Ein Gutachter, kein Schlichter

Das Ergebnis passt den drei Flughafengesellschaftern – Berlin, Brandenburg, Bund – nicht, denn sie halten am Single-Airport BER fest. Der Regierende Bürgermeister Michael Müller (SPD) hatte daraufhin die Idee eines Schlichters nebst Rundem Tisch nach dem Vorbild Stuttgart 21 erwogen. Nun soll Gutachter Paetow also kein Schlichter sein, auch weil FDP und CDU in der Opposition kompromisslos auftraten. Paetow war bis 2008 am Bundesverwaltungsgericht tätig, unter seiner Leitung genehmigten die Richter 2006 den Bau des BER bei Schönefeld. Heute ist Paetow ist 74 Jahre alt und erhält eine Aufwandsentschädigung. Wie lange er arbeite, sei nicht klar.

Der Volksentscheid ist rechtlich nicht bindend, zumal der Senat ohne die Brandenburger Landes- und zudem die Bundesregierung ohnehin nicht entscheiden darf. Rot-Rot-Grün kündigte an, den Wahlsieg der TXL-Befürworter aber insofern ernst zunehmen, als dass der Senat seine Verwaltungen bat, die Folgen einer Offenhaltung Tegels abzuschätzen.
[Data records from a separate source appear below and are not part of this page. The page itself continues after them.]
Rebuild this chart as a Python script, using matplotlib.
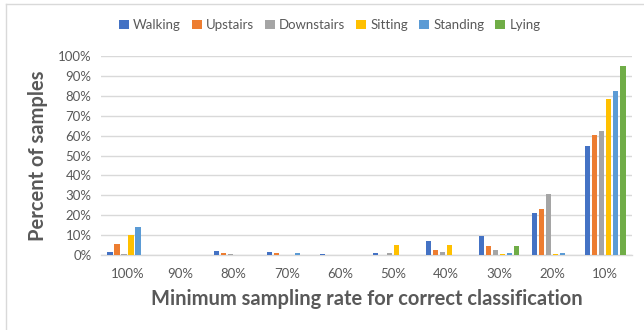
import matplotlib
matplotlib.use("Agg")
import matplotlib.pyplot as plt
from matplotlib.lines import Line2D
import numpy as np

plt.rcParams['font.family'] = ['Lato', 'DejaVu Sans']

categories = ["100%", "90%", "80%", "70%", "60%", "50%", "40%", "30%", "20%", "10%"]
walking    = [1.5, 0.2, 1.9, 1.5, 0.5, 0.9, 7.0, 9.7, 21.0, 55.0]
upstairs   = [5.4, 0.2, 1.3, 1.0, 0.2, 0.2, 2.8, 4.6, 23.2, 60.2]
downstairs = [0.3, 0.0, 0.3, 0.2, 0.2, 0.8, 1.4, 2.8, 30.6, 62.5]
sitting    = [10.2, 0.0, 0.0, 0.0, 0.0, 5.2, 5.2, 0.4, 0.4, 78.2]
standing   = [13.9, 0.0, 0.0, 1.0, 0.0, 0.0, 0.0, 1.2, 1.0, 82.7]
lying      = [0.0, 0.0, 0.0, 0.0, 0.0, 0.2, 0.0, 4.8, 0.0, 94.8]

series = [
    ("Walking", walking, "#4472C4"),
    ("Upstairs", upstairs, "#ED7D31"),
    ("Downstairs", downstairs, "#A5A5A5"),
    ("Sitting", sitting, "#FFC000"),
    ("Standing", standing, "#5B9BD5"),
    ("Lying", lying, "#70AD47"),
]

text_color = "#595959"
grid_color = "#d9d9d9"

fig = plt.figure(figsize=(6.44, 3.30), dpi=100)
ax = fig.add_axes([0.157, 0.227, 0.824, 0.603])

x = np.arange(len(categories))
pitch = 0.132
width = 0.104
n = len(series)
for i, (name, vals, color) in enumerate(series):
    offs = (i - (n - 1) / 2) * pitch
    ax.bar(x + offs, vals, width=width, color=color, label=name, zorder=3)

ax.set_xlim(-0.5, len(categories) - 0.5)
ax.set_ylim(0, 100)
ax.set_yticks(np.arange(0, 101, 10))
ax.set_yticklabels([f"{v}%" for v in range(0, 101, 10)])
ax.set_xticks(x)
ax.set_xticklabels(categories)
ax.yaxis.grid(True, color=grid_color, linewidth=1, zorder=0)
ax.set_axisbelow(True)
for s in ["top", "right", "left"]:
    ax.spines[s].set_visible(False)
ax.spines["bottom"].set_color(grid_color)
ax.spines["bottom"].set_linewidth(1)
ax.tick_params(axis="both", length=0, labelsize=9.5, colors=text_color)
ax.tick_params(axis="x", pad=9)
ax.tick_params(axis="y", pad=7)

ax.set_ylabel("Percent of samples", fontsize=14.5, fontweight="bold",
              color=text_color, labelpad=7)
ax.set_xlabel("Minimum sampling rate for correct classification", fontsize=14.5,
              fontweight="bold", color=text_color, labelpad=7)

leg = fig.legend(loc="center", bbox_to_anchor=(0.512, 0.924), ncol=6, frameon=False,
                 fontsize=9.5, handlelength=0.75, handleheight=0.75,
                 handletextpad=0.3, columnspacing=0.85)
for t in leg.get_texts():
    t.set_color(text_color)

# light frame around the chart area
fig.add_artist(Line2D([6 / 644, 6 / 644], [0, 1 - 3.5 / 330], transform=fig.transFigure,
                      color=grid_color, linewidth=1))
fig.add_artist(Line2D([6 / 644, 1], [1 - 3.5 / 330, 1 - 3.5 / 330], transform=fig.transFigure,
                      color=grid_color, linewidth=1))

fig.savefig("out.png", dpi=100)
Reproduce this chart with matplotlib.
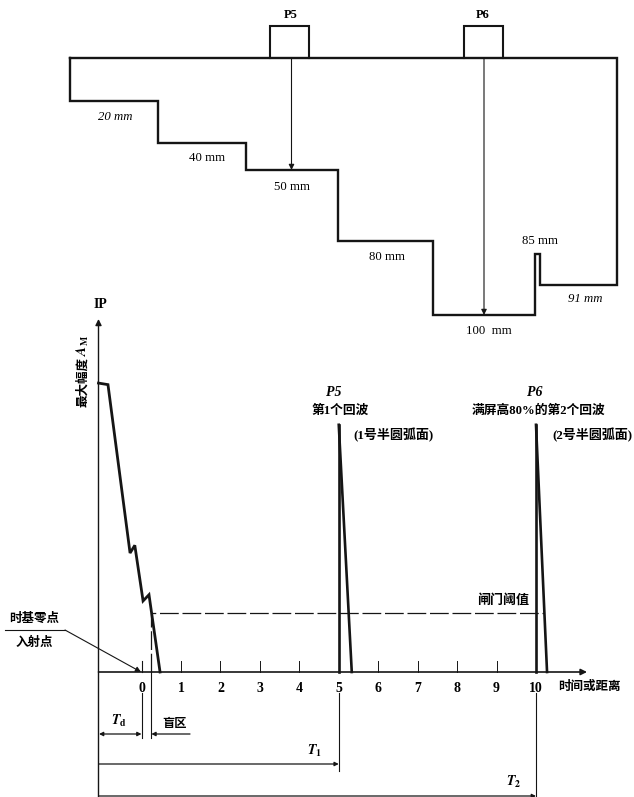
"""Stepped test block with its probe positions and the A-scan it produces."""

import matplotlib

matplotlib.use("Agg")
import matplotlib.pyplot as plt

plt.rcParams["font.family"] = ["Liberation Serif", "Noto Sans CJK SC"]
plt.rcParams["font.weight"] = "bold"
plt.rcParams["mathtext.fontset"] = "stix"

INK = "#151515"
WIDTH, HEIGHT = 634, 797

# block outline (pixels)
block_x = [70, 617, 617, 540, 540, 535, 535, 433, 433, 338, 338, 246, 246, 158, 158, 70, 70]
block_y = [58, 58, 285, 285, 254, 254, 315, 315, 241, 241, 170, 170, 143, 143, 101, 101, 58]
probe_names = ["P5", "P6"]
probe_left = [270, 464]
probe_right = [309, 503]
probe_top = 26
beam_x = [291.5, 484]
beam_end = [170, 315]
depth_labels = ["20 mm", "40 mm", "50 mm", "80 mm", "85 mm", "91 mm", "100  mm"]
depth_x = [115, 207, 292, 387, 540, 585, 489]
depth_y = [117, 158, 187, 257, 241, 299, 331]
depth_italic = [True, False, False, False, False, True, False]

# A-scan values: time in scale divisions, amplitude in % of screen height
ip_time = [-1.09, -0.85, -0.29, -0.17, 0.04, 0.19, 0.47]
ip_amp = [93.5, 93, 38.5, 41, 23, 25, 0]
echo_time = [5, 10]
echo_fall = [5.33, 10.28]
echo_amp = 80
threshold = 19
blind_end = 0.25
ticks = [1, 2, 3, 4, 5, 6, 7, 8, 9, 10]

# calibration of the scan onto the figure
PX_PER_DIV = 39.45
PX_PER_PCT = 3.09
ZERO_X, ZERO_Y = 141.5, 672


def px_t(x):
    return (x - ZERO_X) / PX_PER_DIV


def px_a(y):
    return (ZERO_Y - y) / PX_PER_PCT


fig = plt.figure(figsize=(WIDTH / 100, HEIGHT / 100), dpi=100)

ax_px = fig.add_axes([0, 0, 1, 1])
ax_px.set_xlim(0, WIDTH)
ax_px.set_ylim(HEIGHT, 0)
ax_px.axis("off")

ax = fig.add_axes([0, 0, 1, 1], facecolor="none")
ax.set_xlim(px_t(0), px_t(WIDTH))
ax.set_ylim(px_a(HEIGHT), px_a(0))
ax.axis("off")


def arrow(axes, start, end, style="-|>", lw=0.9, size=7):
    axes.annotate(
        "", xy=end, xytext=start,
        arrowprops=dict(arrowstyle=style, color=INK, lw=lw, mutation_scale=size,
                        shrinkA=0, shrinkB=0),
    )


# --- block ---
ax_px.plot(block_x, block_y, color=INK, lw=1.7, solid_joinstyle="miter")
for left, right in zip(probe_left, probe_right):
    ax_px.plot([left, left, right, right], [58, probe_top, probe_top, 58],
               color=INK, lw=1.5, solid_joinstyle="miter")
for x, end, name in zip(beam_x, beam_end, probe_names):
    arrow(ax_px, (x, 58), (x, end), lw=0.8, size=8)
    ax_px.text(x - 1, 15, name, ha="center", va="center", fontsize=9)
for label, x, y, italic in zip(depth_labels, depth_x, depth_y, depth_italic):
    ax_px.text(x, y, label, ha="center", va="center", fontsize=9.2, weight="normal",
               style="italic" if italic else "normal")

# --- scan axes ---
arrow(ax, (px_t(98.5), px_a(797)), (px_t(98.5), px_a(319)), lw=1.0, size=9)
arrow(ax, (px_t(98.5), 0), (px_t(587), 0), lw=1.2, size=9)
for t in ticks[:-1]:
    if t != 5:
        ax.plot([t, t], [0, px_a(661)], color=INK, lw=0.7)
ax.plot([0, 0], [0, px_a(661)], color=INK, lw=0.8)
for t in [0] + ticks:
    ax.text(t, px_a(688), str(t), ha="center", va="center", fontsize=10)

# --- traces ---
ax.plot(ip_time, ip_amp, color=INK, lw=2.0, solid_joinstyle="miter")
for t, fall in zip(echo_time, echo_fall):
    ax.plot([t, t], [0, echo_amp], color=INK, lw=1.9)
    ax.plot([t, fall], [echo_amp, 0], color=INK, lw=1.9)
ax.plot([blind_end, blind_end, 10.2], [0, threshold, threshold],
        color=INK, lw=0.9, dashes=(15, 3))

# --- dimension lines ---
ax.plot([blind_end, blind_end], [0, px_a(738)], color=INK, lw=0.8)
ax.plot([0, 0], [px_a(693), px_a(738)], color=INK, lw=0.8)
ax.plot([5, 5], [px_a(693), px_a(771)], color=INK, lw=0.8)
ax.plot([10, 10], [px_a(693), px_a(796)], color=INK, lw=0.8)
arrow(ax, (px_t(99), px_a(734)), (0, px_a(734)), style="<|-|>", size=6)
arrow(ax, (px_t(190), px_a(734)), (blind_end, px_a(734)), size=6)
arrow(ax, (px_t(99), px_a(764)), (5, px_a(764)), size=6)
arrow(ax, (px_t(99), px_a(796)), (10, px_a(796)), size=6)

# zero point leader
ax_px.plot([5, 65], [630, 630], color=INK, lw=0.8)
arrow(ax_px, (65, 630), (141, 672), lw=0.8, size=8)

# --- labels ---
ax_px.text(100, 304, "IP", ha="center", va="center", fontsize=10)
ax_px.text(83, 382, "最大幅度", ha="center", va="center", rotation=90, fontsize=9)
ax_px.text(83, 345, r"$A_{\mathrm{M}}$", ha="center", va="center", rotation=90, fontsize=10)
ax_px.text(334, 392, "P5", ha="center", va="center", fontsize=10, style="italic")
ax_px.text(340, 411, "第1个回波", ha="center", va="center", fontsize=9.2)
ax_px.text(394, 435, "(1号半圆弧面)", ha="center", va="center", fontsize=9.4)
ax_px.text(535, 392, "P6", ha="center", va="center", fontsize=10, style="italic")
ax_px.text(539, 411, "满屏高80%的第2个回波", ha="center", va="center", fontsize=9.2)
ax_px.text(592, 435, "(2号半圆弧面)", ha="center", va="center", fontsize=9.4)
ax_px.text(503, 600, "闸门阈值", ha="center", va="center", fontsize=9.4)
ax_px.text(589, 687, "时间或距离", ha="center", va="center", fontsize=9)
ax_px.text(34, 619, "时基零点", ha="center", va="center", fontsize=9)
ax_px.text(34, 643, "入射点", ha="center", va="center", fontsize=9)
ax_px.text(175, 724, "盲区", ha="center", va="center", fontsize=8.8)
ax_px.text(119, 721, r"$T_{\mathrm{d}}$", ha="center", va="center", fontsize=10)
ax_px.text(314, 751, r"$T_{1}$", ha="center", va="center", fontsize=10)
ax_px.text(514, 782, r"$T_{2}$", ha="center", va="center", fontsize=10)

fig.savefig("out.png", dpi=100)
plt.close(fig)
Der Senat sieht massive rechtliche und finanzielle Risiken, also Klagen und etwa Kosten für Lärmschutz und Sanierungen. In der CDU, FDP und AfD geht man allerdings davon aus, dass Berlin ohnehin bald nach der BER-Eröffnung einen Zweitflughafen bräuchte. Am 6. November gibt es eine gemeinsame Sitzung der Kabinette von Berlin und Brandenburg sowie eine Landesplanungskonferenz.

Opposition spricht von einer "Hinhaltetaktik"

Für die Opposition im Abgeordnetenhaus ist der Gutachter neue „Hinhaltetaktik“: CDU-Generalsekretär Stefan Evers sagte dem Tagesspiegel: Es gehe um die Umsetzung des Volksentscheids, „allgemeine Bewertungen des Sachverhalts“ habe es schon genug gegeben. Er zweifele am Willen der Koalition, die TXL-Offenhaltung möglich zu machen. „Schon mit Blick auf die Haushaltsberatungen klingt es für mich so, also ob der Senat auf den Volksentscheid pfeift.“ Die AfD bekräftigt ihren Wunsch nach einem Sonderausschuss. Paetow sei zwar ein „untadeliger Mann“, doch er solle sich nicht von „Rot-Rot-Grün für den durchsichtigen Versuch einspannen lassen, den Volksentscheid zu hintertreiben“. Man brauche eine Neuplanung des Flughafensystems.

Für FDP-Fraktionschef Sebastian Czaja ist der Gutachtereinsatz ein „Spiel auf Zeit“. Müller sei das Tegel-Votum offenbar egal. „Einen Gutachter zu berufen, der sowohl Verbindungen zur SPD hat, als auch juristisch mit dem BER befasst war, ist ein Schlag ins Gesicht der Berliner Bevölkerung.“ Czaja spielt auf den Wunsch der SPD 2007 an, Jurist Paetow an den Berliner Verfassungsgerichtshof zu holen.